By changing the wording to "a component" (singular) instead of "components" (plural), it's possible to interpret that the intention is to allow partial components to be substituted even when other components have a listed cost.
It is a conundrum, and I lean to the former interpretation, but I will ask Jeremy Crawford about this... STAY TUNED!
Agreed.
Main use is finding your way out of a jail or dungeon if you were captured and brought there unconscious.
Arcane focus substitutes for the object part. Just the 100gp tools which are not consumed. If you're casting lv6 spells, 100gp should not be a problem.
I'm not defending this spell, but I would like to point out to some of the folks arguing in the comments that the "object from the location you wish to find" does not have a price in gp and is not consumed by the casting, meaning your spellcasting focus or component pouch can replace it just fine.
I said to stay tuned, by Jeremy Crawford never responded to my tweet about it.
I have since changed my previous detailed opinion on the matter, regardless.
Previously, I believed that the intent of the green wording of the PHB's rules for material spellcasting components declared that the components pouch/spellcasting focus replaced all of the material components of a spell. I still do.

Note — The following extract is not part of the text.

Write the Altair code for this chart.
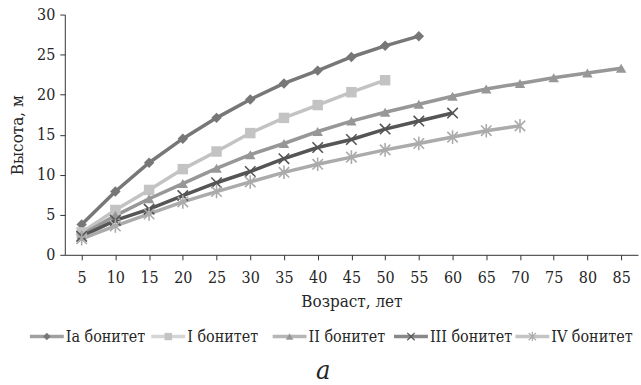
import altair as alt
import pandas as pd

ages = [5, 10, 15, 20, 25, 30, 35, 40, 45, 50, 55, 60, 65, 70, 75, 80, 85]
series_names = ["Ia бонитет", "I бонитет", "II бонитет", "III бонитет", "IV бонитет"]
h_Ia = [3.8, 7.9, 11.5, 14.5, 17.1, 19.4, 21.4, 23.0, 24.7, 26.1, 27.3]
h_I = [2.8, 5.6, 8.1, 10.7, 12.9, 15.2, 17.1, 18.7, 20.3, 21.8]
h_II = [2.5, 4.9, 7.0, 8.9, 10.8, 12.5, 13.9, 15.4, 16.7, 17.8, 18.8, 19.8, 20.7, 21.4, 22.1, 22.7, 23.3]
h_III = [2.3, 4.3, 5.7, 7.4, 9.0, 10.4, 12.0, 13.4, 14.4, 15.7, 16.7, 17.7]
h_IV = [2.0, 3.6, 5.1, 6.6, 7.9, 9.1, 10.3, 11.3, 12.2, 13.1, 13.9, 14.7, 15.5, 16.1]
all_heights = [h_Ia, h_I, h_II, h_III, h_IV]

colors = ["#777777", "#c3c3c3", "#979797", "#555555", "#ababab"]
shapes = [
    "diamond",
    "square",
    "triangle-up",
    "M-1,-1L1,1M-1,1L1,-1",
    "M-1,-1L1,1M-1,1L1,-1M0,-1.3L0,1.3",
]
filled_set = ["Ia бонитет", "I бонитет", "II бонитет"]

rows = []
for name, hs in zip(series_names, all_heights):
    for a, h in zip(ages, hs):
        rows.append({"age": str(a), "h": h, "series": name})
df = pd.DataFrame(rows)
age_labels = [str(a) for a in ages]

FONT = "DejaVu Serif Condensed, DejaVu Serif"
TXT = "#262626"

color_scale = alt.Scale(domain=series_names, range=colors)
shape_scale = alt.Scale(domain=series_names, range=shapes)

axis_style = dict(
    labelFont=FONT, titleFont=FONT, labelFontSize=16, titleFontSize=17,
    labelColor=TXT, titleColor=TXT, titleFontWeight="normal",
    domainColor="#333333", tickColor="#333333", tickSize=5,
)

x_enc = alt.X(
    "age:O",
    sort=age_labels,
    scale=alt.Scale(domain=age_labels, paddingInner=0, paddingOuter=0),
    axis=alt.Axis(
        title="Возраст, лет",
        labelAngle=0,
        bandPosition=0,
        labelPadding=10,
        titlePadding=8,
        **axis_style,
    ),
)
y_enc = alt.Y(
    "h:Q",
    scale=alt.Scale(domain=[0, 30], nice=False),
    axis=alt.Axis(
        title="Высота, м",
        values=[0, 5, 10, 15, 20, 25, 30],
        grid=False,
        labelPadding=5,
        titlePadding=10,
        **axis_style,
    ),
)

base = alt.Chart(df).encode(x=x_enc, y=y_enc)

lines = base.mark_line(strokeWidth=3.5).encode(
    color=alt.Color("series:N", scale=color_scale, legend=None),
    detail="series:N",
)
pts_filled = base.transform_filter(
    alt.FieldOneOfPredicate(field="series", oneOf=filled_set)
).mark_point(filled=True, size=110, opacity=1).encode(
    color=alt.Color("series:N", scale=color_scale, legend=None),
    shape=alt.Shape("series:N", scale=shape_scale, legend=None),
)
pts_open = base.transform_filter(
    ~alt.FieldOneOfPredicate(field="series", oneOf=filled_set)
).mark_point(filled=False, size=110, strokeWidth=1.6, opacity=1).encode(
    color=alt.Color("series:N", scale=color_scale, legend=None),
    shape=alt.Shape("series:N", scale=shape_scale, legend=None),
)

main = alt.layer(lines, pts_filled, pts_open).properties(width=575, height=241)

leg_df = pd.DataFrame({"series": series_names})
leg_x = alt.X(
    "series:N",
    sort=series_names,
    scale=alt.Scale(type="point", domain=series_names, range=[-18, 469], padding=0),
    axis=None,
)
leg_base = alt.Chart(leg_df).encode(x=leg_x, y=alt.value(8))
leg_tick = leg_base.mark_tick(orient="horizontal", thickness=3.5, size=34).encode(
    color=alt.Color("series:N", scale=color_scale, legend=None)
)
leg_pf = leg_base.transform_filter(
    alt.FieldOneOfPredicate(field="series", oneOf=filled_set)
).mark_point(filled=True, size=55, opacity=1).encode(
    color=alt.Color("series:N", scale=color_scale, legend=None),
    shape=alt.Shape("series:N", scale=shape_scale, legend=None),
)
leg_po = leg_base.transform_filter(
    ~alt.FieldOneOfPredicate(field="series", oneOf=filled_set)
).mark_point(filled=False, size=55, strokeWidth=1.2, opacity=1).encode(
    color=alt.Color("series:N", scale=color_scale, legend=None),
    shape=alt.Shape("series:N", scale=shape_scale, legend=None),
)
leg_text = leg_base.mark_text(
    align="left", baseline="middle", dx=19, font=FONT, fontSize=16, color=TXT
).encode(text="series:N")

legend_chart = alt.layer(leg_tick, leg_pf, leg_po, leg_text).properties(
    width=450, height=16
)

chart = (
    alt.vconcat(main, legend_chart, spacing=19)
    .properties(
        padding={"left": 8, "top": 6, "right": 3, "bottom": 3},
        title=alt.TitleParams(
            "а", orient="bottom", anchor="middle", font=FONT, fontSize=27,
            fontStyle="italic", fontWeight="normal", color=TXT, offset=14,
        ),
    )
    .configure_view(stroke=None)
)

chart.save("out.html", embed_options={"renderer": "svg", "actions": False})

However, I know believe that the following sentences and the highlighted grey text, were written to supersede that generality and to add specificity to the rule interaction. Thusly, a spellcasting pouch/focus does replace all material components for a spell... however it fails to do so, for certain kinds of material components. I now believe that the rules are written to make this exception that applies to individual material components included in that total (which would normally be entirely replaced).
►►► A spell that has one or more material components, can have all replaced by a wand or reliquary (depending on the caster's class).
►►► The exception to that first stated rule becomes clear with the following sentences, and it remains that only the mundane material components can be replaced by the pouch/focus because the rule now fails to apply to the individual components which have costs or that are consumed in the spell's casting.